Kein Grapefruitsaft, keine Milch – dass diese Flüssigkeiten nicht die besten Begleiter bei Medikamenteneinnahme sind , ist vielen bekannt. Nun stehen aber auch koffeinhaltige Getränke auf dem Prüfstand. Sie sollen die Wirkung von Antibiotika vermindern. Das zeigt eine aktuelle Studie eines Forscherteams der Universitäten Tübingen und Würzburg.
Forschende unter der Leitung von Dr. Ana Rita Brochado, haben herausgefunden, dass ganz gewöhnliche Substanzen aus unserer Ernährung – darunter auch Koffein – beeinflussen können, wie gut bestimmte Antibiotika wirken.

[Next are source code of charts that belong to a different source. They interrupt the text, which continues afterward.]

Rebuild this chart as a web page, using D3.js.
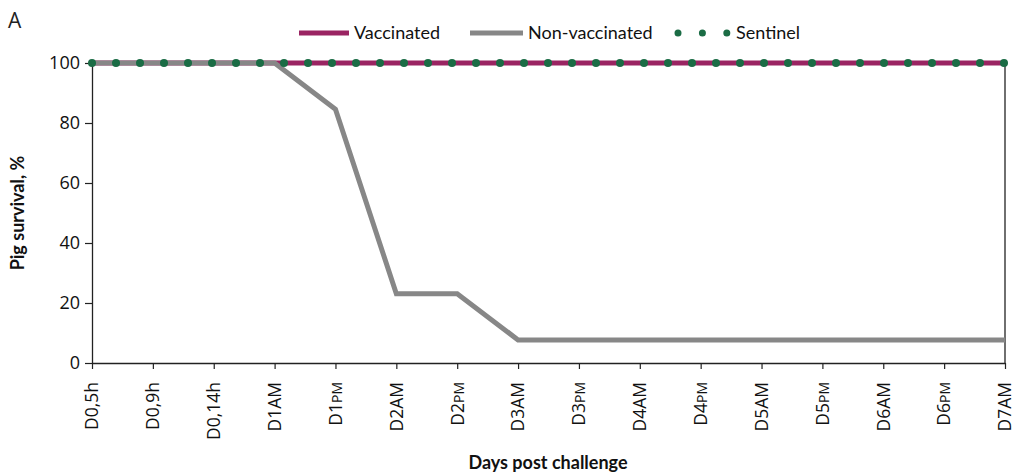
<!DOCTYPE html>
<html>
<head>
<meta charset="utf-8">
<script src="https://cdn.jsdelivr.net/npm/d3@7"></script>
<style>
  body { margin: 0; background: #fff; }
  svg { display: block; }
</style>
</head>
<body>
<div id="chart"></div>
<script>
// categories (time points) and survival values, %
var days = ["D0,5h", "D0,9h", "D0,14h", "D1AM", "D1PM", "D2AM", "D2PM", "D3AM",
            "D3PM", "D4AM", "D4PM", "D5AM", "D5PM", "D6AM", "D6PM", "D7AM"];
var vaccinated = [100, 100, 100, 100, 100, 100, 100, 100, 100, 100, 100, 100, 100, 100, 100, 100];
var nonVaccinated = [100, 100, 100, 100, 84.6, 23.1, 23.1, 7.7, 7.7, 7.7, 7.7, 7.7, 7.7, 7.7, 7.7, 7.7];
var sentinel = [100, 100, 100, 100, 100, 100, 100, 100, 100, 100, 100, 100, 100, 100, 100, 100];
var yTicks = [0, 20, 40, 60, 80, 100];

var W = 1022, H = 475;
var margin = {top: 63, right: 17, bottom: 112, left: 92},
    width = W - margin.left - margin.right,
    height = H - margin.top - margin.bottom;

var colVac = "#9a2462", colNon = "#878787", colSen = "#1b6c45";

var svg = d3.select("#chart").append("svg")
    .attr("width", W)
    .attr("height", H);

var g = svg.append("g")
    .attr("transform", "translate(" + margin.left + "," + margin.top + ")");

// set the ranges
var x = d3.scalePoint().domain(days).range([0, width]);
var y = d3.scaleLinear().domain([0, 100]).range([height, 0]);

// panel letter
svg.append("text")
    .attr("x", 8).attr("y", 28)
    .style("font-family", "Open Sans, sans-serif")
    .style("font-size", "21px")
    .attr("fill", "#222")
    .text("A");

// y axis
var yAxis = g.append("g")
    .call(d3.axisLeft(y).tickValues(yTicks).tickSize(7).tickSizeOuter(0).tickPadding(5));
yAxis.select(".domain").attr("stroke", "#222").attr("stroke-width", 1.3);
yAxis.selectAll(".tick line").attr("stroke", "#222").attr("stroke-width", 1.2);
yAxis.selectAll(".tick text")
    .attr("fill", "#111")
    .style("font-family", "Open Sans, sans-serif")
    .style("font-size", "18px");

// x axis
var xAxis = g.append("g")
    .attr("transform", "translate(0," + height + ")")
    .call(d3.axisBottom(x).tickSize(6).tickSizeOuter(0).tickFormat(""));
xAxis.select(".domain").attr("stroke", "#222").attr("stroke-width", 1.3);
xAxis.selectAll(".tick line").attr("stroke", "#222").attr("stroke-width", 1.2);

// x tick labels, rotated, with small caps PM
var xl = g.append("g").selectAll("text")
    .data(days)
    .enter().append("text")
    .attr("transform", function(d) { return "translate(" + x(d) + "," + (height + 19) + ") rotate(-90)"; })
    .attr("text-anchor", "end")
    .attr("dy", "0.36em")
    .attr("fill", "#111")
    .style("font-family", "Open Sans, sans-serif")
    .style("font-size", "17.5px");
xl.each(function(d) {
    var t = d3.select(this);
    var m = d.match(/^(.*?)(AM|PM)$/);
    if (m) {
        t.append("tspan").text(m[1]);
        t.append("tspan").style("font-size", m[2] === "PM" ? "14px" : "17.5px").text(m[2]);
    } else {
        t.text(d);
    }
});

// right frame line
g.append("line")
    .attr("x1", width).attr("x2", width)
    .attr("y1", 0).attr("y2", height)
    .attr("stroke", "#222").attr("stroke-width", 1.3);

// lines
var line = d3.line()
    .x(function(d, i) { return x(days[i]); })
    .y(function(d) { return y(d); });

g.append("path")
    .datum(vaccinated)
    .attr("fill", "none")
    .attr("stroke", colVac)
    .attr("stroke-width", 5)
    .attr("d", line);

g.append("path")
    .datum(nonVaccinated)
    .attr("fill", "none")
    .attr("stroke", colNon)
    .attr("stroke-width", 5)
    .attr("stroke-linejoin", "miter")
    .attr("d", line);

g.append("path")
    .datum(sentinel)
    .attr("fill", "none")
    .attr("stroke", colSen)
    .attr("stroke-width", 8)
    .attr("stroke-linecap", "round")
    .attr("stroke-dasharray", "0.01,23.99")
    .attr("d", line);

// axis titles
svg.append("text")
    .attr("x", 548).attr("y", 469)
    .attr("text-anchor", "middle")
    .attr("fill", "#111")
    .style("font-family", "Lato, sans-serif")
    .style("font-weight", "bold")
    .style("font-size", "18px")
    .text("Days post challenge");

svg.append("text")
    .attr("transform", "translate(24," + (margin.top + height / 2) + ") rotate(-90)")
    .attr("text-anchor", "middle")
    .attr("fill", "#111")
    .style("font-family", "Lato, sans-serif")
    .style("font-weight", "bold")
    .style("font-size", "18px")
    .text("Pig survival, %");

// legend
var legendItems = [
    {name: "Vaccinated", color: colVac, x0: 299, x1: 349, tx: 354, dots: false},
    {name: "Non-vaccinated", color: colNon, x0: 470, x1: 523, tx: 528, dots: false},
    {name: "Sentinel", color: colSen, x0: 678, x1: 727, tx: 736, dots: true}
];
var legend = svg.append("g");
legendItems.forEach(function(it) {
    var l = legend.append("line")
        .attr("x1", it.x0).attr("x2", it.x1)
        .attr("y1", 33).attr("y2", 33)
        .attr("stroke", it.color);
    if (it.dots) {
        l.attr("stroke-width", 7).attr("stroke-linecap", "round").attr("stroke-dasharray", "0.01,24.39");
    } else {
        l.attr("stroke-width", 5);
    }
    legend.append("text")
        .attr("x", it.tx).attr("y", 39)
        .attr("fill", "#111")
        .style("font-family", "Lato, sans-serif")
        .style("font-size", "18px")
        .text(it.name);
});
</script>
</body>
</html>
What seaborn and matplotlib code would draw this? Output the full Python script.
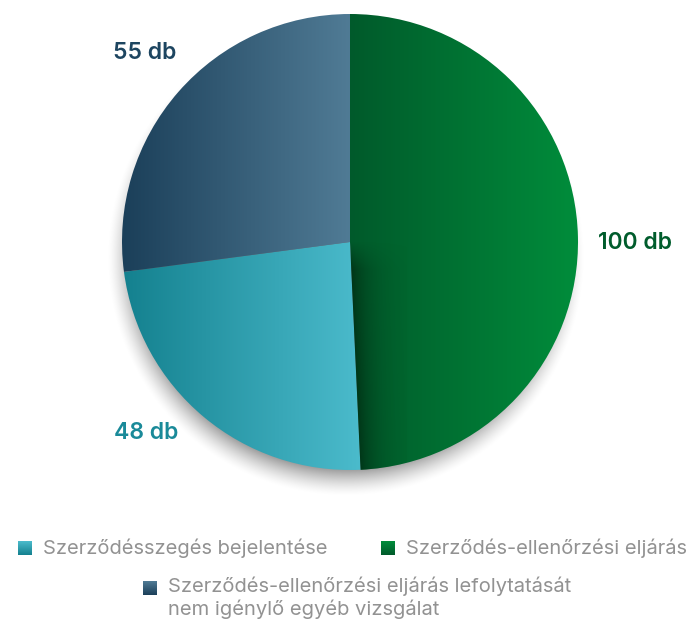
import numpy as np
import matplotlib.pyplot as plt
import seaborn as sns
from matplotlib.colors import LinearSegmentedColormap, to_rgb

# Data
categories = ["Szerződés-ellenőrzési eljárás",
              "Szerződésszegés bejelentése",
              "Szerződés-ellenőrzési eljárás lefolytatását\nnem igénylő egyéb vizsgálat"]
values = [100, 48, 55]
value_labels = ["100 db", "48 db", "55 db"]

# colours: (dark, light) for each slice, text colour for the value label
grad_colors = [("#005a2b", "#008d3b"), ("#14818f", "#4bbbcc"), ("#1b3f59", "#507b95")]
label_colors = ["#005c2c", "#1a8a99", "#1d4560"]

sns.set_theme(style="white")
plt.rcParams['font.family'] = ['Inter', 'DejaVu Sans']

W, H = 696, 626
fig = plt.figure(figsize=(W / 100, H / 100), dpi=100)
ax = fig.add_axes([0, 0, 1, 1])

# pixel -> data helpers (pie centre at px (350, 242), radius 228 px)
cx, cy, R = 350, 242, 228
def dx(px): return (px - cx) / R
def dy(py): return (cy - py) / R

ax.axis("off")

# drop shadow behind the pie
n = 400
xs = np.linspace(-1.4, 1.4, n)
X, Y = np.meshgrid(xs, xs)
dist = np.hypot(X + 0.02, Y + 0.07)
a = np.clip((1.05 - dist) / 0.15, 0, 1) ** 1.5 * 0.55
shadow = np.zeros((n, n, 4))
shadow[..., 3] = a
ax.imshow(shadow, extent=(-1.4, 1.4, -1.4, 1.4), origin="lower", zorder=0,
          interpolation="bilinear")

wedges, _ = ax.pie(values, startangle=90, counterclock=False, radius=1,
                   wedgeprops=dict(facecolor="none", edgecolor="none"))

grad = np.linspace(0, 1, 256).reshape(1, -1)
for w, (c0, c1) in zip(wedges, grad_colors):
    bb = w.get_path().get_extents()
    cmap = LinearSegmentedColormap.from_list("g", [c0, c1])
    im = ax.imshow(grad, cmap=cmap, aspect="auto", origin="lower",
                   extent=(bb.x0, bb.x1, bb.y0, bb.y1), zorder=2,
                   interpolation="bilinear")
    im.set_clip_path(w)

# inner shade along the lower edge of the green slice
gw = wedges[0]
xs2 = np.linspace(0, 0.25, 200)
ys2 = np.linspace(-1.0, 0.05, 300)
X2, Y2 = np.meshgrid(xs2, ys2)
edge_x = -Y2 * (10 / 226)  # boundary leans slightly right toward the bottom
d = np.clip(X2 - edge_x, 0, None)
fade_y = np.clip(-Y2 / 0.12, 0, 1)
alpha = 0.75 * np.exp(-d / 0.07) * fade_y
shade = np.zeros(X2.shape + (4,))
shade[..., :3] = to_rgb("#002a12")
shade[..., 3] = alpha
im = ax.imshow(shade, extent=(0, 0.25, -1.0, 0.05), origin="lower", aspect="auto",
               zorder=3, interpolation="bilinear")
im.set_clip_path(gw)

# value labels
label_pos = [(635, 243), (146, 433), (145, 53)]
for (px, py), txt, col in zip(label_pos, value_labels, label_colors):
    ax.text(dx(px), dy(py), txt, color=col, fontsize=16.5, fontweight="semibold",
            ha="center", va="center", zorder=5)

# legend with gradient squares
leg_items = [(1, 18, 548), (0, 381, 548), (2, 143, 588)]
vgrad = np.linspace(0, 1, 64).reshape(-1, 1)
for idx, px, py in leg_items:
    c0, c1 = grad_colors[idx]
    cmap = LinearSegmentedColormap.from_list("l", [c0, c1])
    s = 14
    ax.imshow(vgrad, cmap=cmap, origin="lower", aspect="auto",
              extent=(dx(px), dx(px + s), dy(py + s / 2), dy(py - s / 2)), zorder=5)
    top = py - 11 if idx == 2 else py
    ax.text(dx(px + 25), dy(top), categories[idx], color="#929292", fontsize=14.5,
            ha="left", va="center" if idx != 2 else "top", linespacing=1.18, zorder=5)

ax.set_xlim(dx(0), dx(W))
ax.set_ylim(dy(H), dy(0))
ax.set_aspect("equal")
fig.savefig("out.png", dpi=100, facecolor="white")
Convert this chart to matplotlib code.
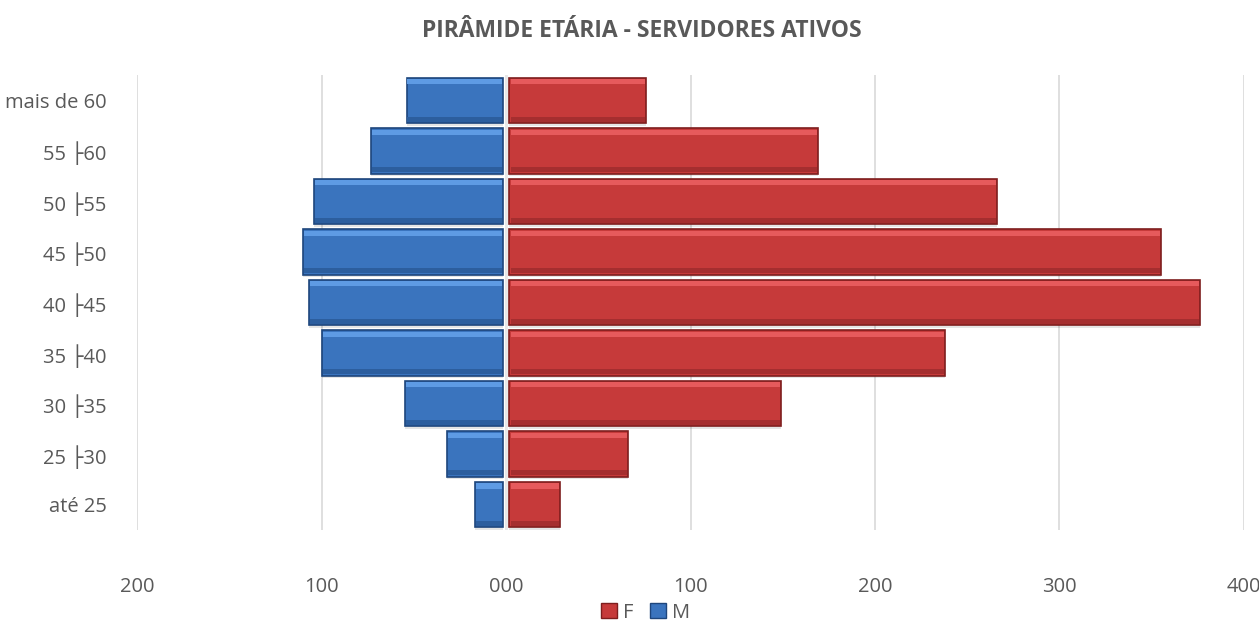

Die Bakterien reagieren nämlich aktiv auf ihre Umgebung und verändern ihre inneren Abläufe – mit Folgen für die Arzneimittelwirkungen. Die Ergebnisse wurden in der Fachzeitschrift „Plos Biology“ veröffentlicht.
Einfluss auf E.coli untersucht
Im Fokus der Untersuchung stand das Bakterium Escherichia coli (E.coli), ein potenziell pathogener Keim, der häufig Infektionen auslöst. Die Forscher untersuchten systematisch, wie 94 verschiedene Substanzen – darunter Antibiotika, verschreibungspflichtige Medikamente sowie Bestandteile unserer Ernährung – auf die Expression wichtiger Genregulatoren und Transportproteine von E. coli wirken.
Transportproteine wirken wie Tore in der Bakterienhülle: Sie steuern, welche Stoffe in die Zelle gelangen und welche ausgeschieden werden. Dieses fein abgestimmte System ist entscheidend für das Überleben der Bakterien – und spielt offenbar auch eine Rolle bei Antibiotikaresistenzen.
Koffein beeinflusst „Bakterienalarmanlage”
Ein zentrales Ergebnis der Studie: Auch alltägliche Substanzen ohne direkte antimikrobielle Wirkung, wie etwa koffeinhaltige Getränke, können das bakterielle Alarmsystem aktivieren. „Unsere Daten zeigen, dass mehrere Substanzen die Genregulation in Bakterien subtil, aber systematisch beeinflussen können”, erklärt Christoph Binsfeld, Doktorand an der Universität Tübingen und Erstautor der Studie.
Dabei spielt ein Genregulator namens Rob eine Schlüsselrolle. „Koffein löst eine Kaskade von Ereignissen aus, die mit dem Genregulator Rob beginnt und in der Veränderung mehrerer Transportproteine in E. coli gipfelt – was wiederum zu einer verminderten Aufnahme von Antibiotika wie Ciprofloxacin führt”, erklärt Brochado. Die Wirkung des Medikaments werde durch diese Veränderungen abgeschwächt – „ein Effekt, den wir als antagonistische Interaktion bezeichnen“.
Unterschiedliche Reaktionen bei Salmonella
Der gleiche Effekt war bei einem eng verwandten Bakterium, Salmonella enterica, nicht feststellbar. Trotz ähnlicher genetischer Ausstattung scheinen die beiden Keime unterschiedlich auf identische Umweltreize zu reagieren – möglicherweise aufgrund abweichender Transportwege oder Unterschiede in der Antibiotikaaufnahme, schlussfolgern die Forschenden.
Es liege nahe, dass Antibiotikaresistenzen nicht nur durch klassische Resistenzgene, sondern auch durch genetische Regulation und Umweltanpassung entstehen können. Damit rücke ein bisher wenig beachteter Aspekt in den Fokus der Resistenzforschung.
Große Praxisrelevanz
Der Einfluss selbst vermeintlich harmloser Stoffe auf die bakterielle Resistenz könne groß sein. „Solche Grundlagenforschung zu den Auswirkungen von täglich konsumierten Substanzen unterstreicht die entscheidende Rolle der Wissenschaft für das Verständnis und die Lösung realer Probleme”, betont Professorin Karla Pollmann, Rektorin der Universität Tübingen.